» SOURCE MATERIAL:
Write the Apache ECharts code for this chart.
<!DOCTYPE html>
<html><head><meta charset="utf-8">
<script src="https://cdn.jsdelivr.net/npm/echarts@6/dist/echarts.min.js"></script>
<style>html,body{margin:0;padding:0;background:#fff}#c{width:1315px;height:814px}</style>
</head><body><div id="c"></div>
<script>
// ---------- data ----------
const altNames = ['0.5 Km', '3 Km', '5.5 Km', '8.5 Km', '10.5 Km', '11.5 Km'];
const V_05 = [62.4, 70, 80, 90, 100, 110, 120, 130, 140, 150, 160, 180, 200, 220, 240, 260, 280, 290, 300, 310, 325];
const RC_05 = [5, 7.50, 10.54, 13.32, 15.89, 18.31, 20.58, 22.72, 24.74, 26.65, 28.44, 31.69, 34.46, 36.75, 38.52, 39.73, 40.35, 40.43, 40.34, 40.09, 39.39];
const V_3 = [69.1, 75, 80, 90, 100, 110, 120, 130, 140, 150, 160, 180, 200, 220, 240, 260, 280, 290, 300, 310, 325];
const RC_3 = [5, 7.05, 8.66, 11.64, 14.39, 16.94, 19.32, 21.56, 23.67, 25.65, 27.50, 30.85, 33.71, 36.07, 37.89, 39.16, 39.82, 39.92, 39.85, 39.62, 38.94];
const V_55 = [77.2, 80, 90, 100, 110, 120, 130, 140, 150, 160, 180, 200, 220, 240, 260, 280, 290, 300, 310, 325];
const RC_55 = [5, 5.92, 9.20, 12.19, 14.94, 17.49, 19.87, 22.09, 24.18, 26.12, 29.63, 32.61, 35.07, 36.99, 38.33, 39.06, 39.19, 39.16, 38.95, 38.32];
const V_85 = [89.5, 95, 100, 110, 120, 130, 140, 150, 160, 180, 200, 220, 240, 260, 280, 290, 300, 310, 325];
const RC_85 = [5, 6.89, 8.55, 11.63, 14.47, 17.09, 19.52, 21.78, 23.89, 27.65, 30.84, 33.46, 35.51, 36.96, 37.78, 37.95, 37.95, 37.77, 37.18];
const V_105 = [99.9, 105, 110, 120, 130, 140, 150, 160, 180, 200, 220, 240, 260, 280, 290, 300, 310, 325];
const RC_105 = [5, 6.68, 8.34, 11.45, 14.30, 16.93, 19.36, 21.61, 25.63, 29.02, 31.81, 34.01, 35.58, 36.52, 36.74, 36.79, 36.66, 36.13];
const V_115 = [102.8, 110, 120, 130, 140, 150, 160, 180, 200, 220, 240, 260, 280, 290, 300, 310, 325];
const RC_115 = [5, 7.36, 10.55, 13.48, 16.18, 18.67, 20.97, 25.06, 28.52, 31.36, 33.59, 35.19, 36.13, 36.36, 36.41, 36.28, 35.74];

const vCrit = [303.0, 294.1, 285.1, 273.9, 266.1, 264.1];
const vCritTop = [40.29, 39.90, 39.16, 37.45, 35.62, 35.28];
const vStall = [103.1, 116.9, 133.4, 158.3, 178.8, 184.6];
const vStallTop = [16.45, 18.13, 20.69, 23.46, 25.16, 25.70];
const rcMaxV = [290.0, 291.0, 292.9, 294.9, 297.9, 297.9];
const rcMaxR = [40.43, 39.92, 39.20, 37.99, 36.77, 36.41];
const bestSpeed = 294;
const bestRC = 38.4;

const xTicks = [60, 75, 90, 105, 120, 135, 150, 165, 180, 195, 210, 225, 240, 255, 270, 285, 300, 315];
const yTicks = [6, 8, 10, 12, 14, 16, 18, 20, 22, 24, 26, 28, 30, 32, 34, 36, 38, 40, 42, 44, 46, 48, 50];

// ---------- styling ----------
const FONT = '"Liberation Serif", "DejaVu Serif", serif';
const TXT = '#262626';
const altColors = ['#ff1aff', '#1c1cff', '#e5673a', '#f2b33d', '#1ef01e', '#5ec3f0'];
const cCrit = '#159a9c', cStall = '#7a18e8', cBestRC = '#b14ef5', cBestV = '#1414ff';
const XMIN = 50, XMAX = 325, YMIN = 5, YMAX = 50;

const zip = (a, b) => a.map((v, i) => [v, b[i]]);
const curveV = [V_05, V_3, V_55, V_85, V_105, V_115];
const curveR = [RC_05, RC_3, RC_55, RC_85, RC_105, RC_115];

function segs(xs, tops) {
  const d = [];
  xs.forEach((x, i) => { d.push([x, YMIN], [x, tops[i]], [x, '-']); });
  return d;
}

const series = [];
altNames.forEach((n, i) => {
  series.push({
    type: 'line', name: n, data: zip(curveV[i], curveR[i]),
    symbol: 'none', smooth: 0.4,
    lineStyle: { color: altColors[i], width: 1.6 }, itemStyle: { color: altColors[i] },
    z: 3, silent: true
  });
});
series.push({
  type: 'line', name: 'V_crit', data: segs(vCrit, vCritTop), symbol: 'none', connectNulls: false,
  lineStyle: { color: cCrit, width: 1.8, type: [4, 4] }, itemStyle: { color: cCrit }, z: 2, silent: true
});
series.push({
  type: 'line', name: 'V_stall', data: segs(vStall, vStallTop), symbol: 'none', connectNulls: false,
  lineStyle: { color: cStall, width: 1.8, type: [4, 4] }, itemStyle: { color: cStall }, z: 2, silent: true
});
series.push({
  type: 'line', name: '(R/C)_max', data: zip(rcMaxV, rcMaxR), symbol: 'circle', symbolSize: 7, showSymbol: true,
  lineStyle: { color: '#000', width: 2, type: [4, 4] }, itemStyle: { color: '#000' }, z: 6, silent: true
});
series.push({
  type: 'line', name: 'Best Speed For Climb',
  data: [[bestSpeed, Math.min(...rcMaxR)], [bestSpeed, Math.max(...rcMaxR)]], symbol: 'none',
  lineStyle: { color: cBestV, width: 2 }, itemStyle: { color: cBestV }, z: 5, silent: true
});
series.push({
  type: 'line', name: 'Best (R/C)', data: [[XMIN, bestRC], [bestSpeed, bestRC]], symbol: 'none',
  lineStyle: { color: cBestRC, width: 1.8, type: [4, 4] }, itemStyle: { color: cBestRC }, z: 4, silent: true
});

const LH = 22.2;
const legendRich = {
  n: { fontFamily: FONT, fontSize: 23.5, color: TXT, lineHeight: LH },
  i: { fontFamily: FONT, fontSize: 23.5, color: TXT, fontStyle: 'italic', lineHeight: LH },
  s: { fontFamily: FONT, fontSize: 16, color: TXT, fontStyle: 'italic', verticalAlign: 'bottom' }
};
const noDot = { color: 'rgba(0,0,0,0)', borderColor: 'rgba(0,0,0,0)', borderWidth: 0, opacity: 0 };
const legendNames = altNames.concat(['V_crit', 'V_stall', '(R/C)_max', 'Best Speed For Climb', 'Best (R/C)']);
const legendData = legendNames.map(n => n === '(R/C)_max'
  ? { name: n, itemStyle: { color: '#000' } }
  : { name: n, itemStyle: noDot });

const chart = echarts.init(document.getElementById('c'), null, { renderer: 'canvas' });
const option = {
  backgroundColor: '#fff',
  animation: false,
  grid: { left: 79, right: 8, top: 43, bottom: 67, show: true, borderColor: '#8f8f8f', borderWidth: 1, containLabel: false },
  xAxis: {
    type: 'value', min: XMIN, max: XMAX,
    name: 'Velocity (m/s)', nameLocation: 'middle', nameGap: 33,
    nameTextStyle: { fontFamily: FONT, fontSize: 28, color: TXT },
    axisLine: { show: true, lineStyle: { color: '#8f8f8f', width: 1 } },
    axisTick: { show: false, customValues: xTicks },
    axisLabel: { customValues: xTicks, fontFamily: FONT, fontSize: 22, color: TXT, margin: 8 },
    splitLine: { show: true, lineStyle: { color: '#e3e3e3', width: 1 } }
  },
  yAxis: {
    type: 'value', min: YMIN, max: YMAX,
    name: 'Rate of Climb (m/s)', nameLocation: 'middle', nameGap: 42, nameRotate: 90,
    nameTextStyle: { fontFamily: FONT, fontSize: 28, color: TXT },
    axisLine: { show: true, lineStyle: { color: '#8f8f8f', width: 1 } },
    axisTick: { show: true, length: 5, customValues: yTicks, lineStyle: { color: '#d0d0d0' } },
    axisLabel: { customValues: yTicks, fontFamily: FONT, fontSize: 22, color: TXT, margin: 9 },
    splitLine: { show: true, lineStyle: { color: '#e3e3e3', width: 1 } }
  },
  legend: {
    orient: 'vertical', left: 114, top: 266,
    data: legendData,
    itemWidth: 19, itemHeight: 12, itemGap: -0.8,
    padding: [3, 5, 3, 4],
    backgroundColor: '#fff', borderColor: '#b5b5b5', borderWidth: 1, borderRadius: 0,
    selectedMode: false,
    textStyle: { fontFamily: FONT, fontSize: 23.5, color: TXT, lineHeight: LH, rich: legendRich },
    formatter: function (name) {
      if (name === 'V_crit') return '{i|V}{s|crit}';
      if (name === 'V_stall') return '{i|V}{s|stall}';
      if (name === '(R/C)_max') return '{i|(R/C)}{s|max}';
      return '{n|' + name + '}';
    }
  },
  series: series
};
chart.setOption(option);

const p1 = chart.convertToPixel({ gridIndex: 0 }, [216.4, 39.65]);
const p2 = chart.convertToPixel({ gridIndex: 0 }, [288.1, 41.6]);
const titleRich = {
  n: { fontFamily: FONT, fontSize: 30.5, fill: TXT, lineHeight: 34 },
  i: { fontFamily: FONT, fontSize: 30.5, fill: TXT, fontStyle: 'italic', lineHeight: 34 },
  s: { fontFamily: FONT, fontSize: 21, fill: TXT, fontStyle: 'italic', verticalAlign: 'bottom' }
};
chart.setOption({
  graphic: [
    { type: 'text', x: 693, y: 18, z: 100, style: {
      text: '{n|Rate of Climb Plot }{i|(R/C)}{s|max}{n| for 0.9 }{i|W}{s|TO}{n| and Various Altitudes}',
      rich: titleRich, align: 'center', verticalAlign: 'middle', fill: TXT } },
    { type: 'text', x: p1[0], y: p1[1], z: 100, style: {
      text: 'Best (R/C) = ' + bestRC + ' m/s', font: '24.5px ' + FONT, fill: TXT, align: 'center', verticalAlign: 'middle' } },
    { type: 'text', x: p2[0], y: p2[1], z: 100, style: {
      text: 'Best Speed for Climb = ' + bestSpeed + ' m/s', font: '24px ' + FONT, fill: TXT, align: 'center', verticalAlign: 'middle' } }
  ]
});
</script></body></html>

» GIVEN INSTRUCTION:
Return nothing but the lines from the first line of the listing through the line with "36.41, 36.28, 35.74];", please, keeping every one of them unchanged.

» PROBLEM SOLUTION:
Write the Apache ECharts code for this chart.
<!DOCTYPE html>
<html><head><meta charset="utf-8">
<script src="https://cdn.jsdelivr.net/npm/echarts@6/dist/echarts.min.js"></script>
<style>html,body{margin:0;padding:0;background:#fff}#c{width:1315px;height:814px}</style>
</head><body><div id="c"></div>
<script>
// ---------- data ----------
const altNames = ['0.5 Km', '3 Km', '5.5 Km', '8.5 Km', '10.5 Km', '11.5 Km'];
const V_05 = [62.4, 70, 80, 90, 100, 110, 120, 130, 140, 150, 160, 180, 200, 220, 240, 260, 280, 290, 300, 310, 325];
const RC_05 = [5, 7.50, 10.54, 13.32, 15.89, 18.31, 20.58, 22.72, 24.74, 26.65, 28.44, 31.69, 34.46, 36.75, 38.52, 39.73, 40.35, 40.43, 40.34, 40.09, 39.39];
const V_3 = [69.1, 75, 80, 90, 100, 110, 120, 130, 140, 150, 160, 180, 200, 220, 240, 260, 280, 290, 300, 310, 325];
const RC_3 = [5, 7.05, 8.66, 11.64, 14.39, 16.94, 19.32, 21.56, 23.67, 25.65, 27.50, 30.85, 33.71, 36.07, 37.89, 39.16, 39.82, 39.92, 39.85, 39.62, 38.94];
const V_55 = [77.2, 80, 90, 100, 110, 120, 130, 140, 150, 160, 180, 200, 220, 240, 260, 280, 290, 300, 310, 325];
const RC_55 = [5, 5.92, 9.20, 12.19, 14.94, 17.49, 19.87, 22.09, 24.18, 26.12, 29.63, 32.61, 35.07, 36.99, 38.33, 39.06, 39.19, 39.16, 38.95, 38.32];
const V_85 = [89.5, 95, 100, 110, 120, 130, 140, 150, 160, 180, 200, 220, 240, 260, 280, 290, 300, 310, 325];
const RC_85 = [5, 6.89, 8.55, 11.63, 14.47, 17.09, 19.52, 21.78, 23.89, 27.65, 30.84, 33.46, 35.51, 36.96, 37.78, 37.95, 37.95, 37.77, 37.18];
const V_105 = [99.9, 105, 110, 120, 130, 140, 150, 160, 180, 200, 220, 240, 260, 280, 290, 300, 310, 325];
const RC_105 = [5, 6.68, 8.34, 11.45, 14.30, 16.93, 19.36, 21.61, 25.63, 29.02, 31.81, 34.01, 35.58, 36.52, 36.74, 36.79, 36.66, 36.13];
const V_115 = [102.8, 110, 120, 130, 140, 150, 160, 180, 200, 220, 240, 260, 280, 290, 300, 310, 325];
const RC_115 = [5, 7.36, 10.55, 13.48, 16.18, 18.67, 20.97, 25.06, 28.52, 31.36, 33.59, 35.19, 36.13, 36.36, 36.41, 36.28, 35.74];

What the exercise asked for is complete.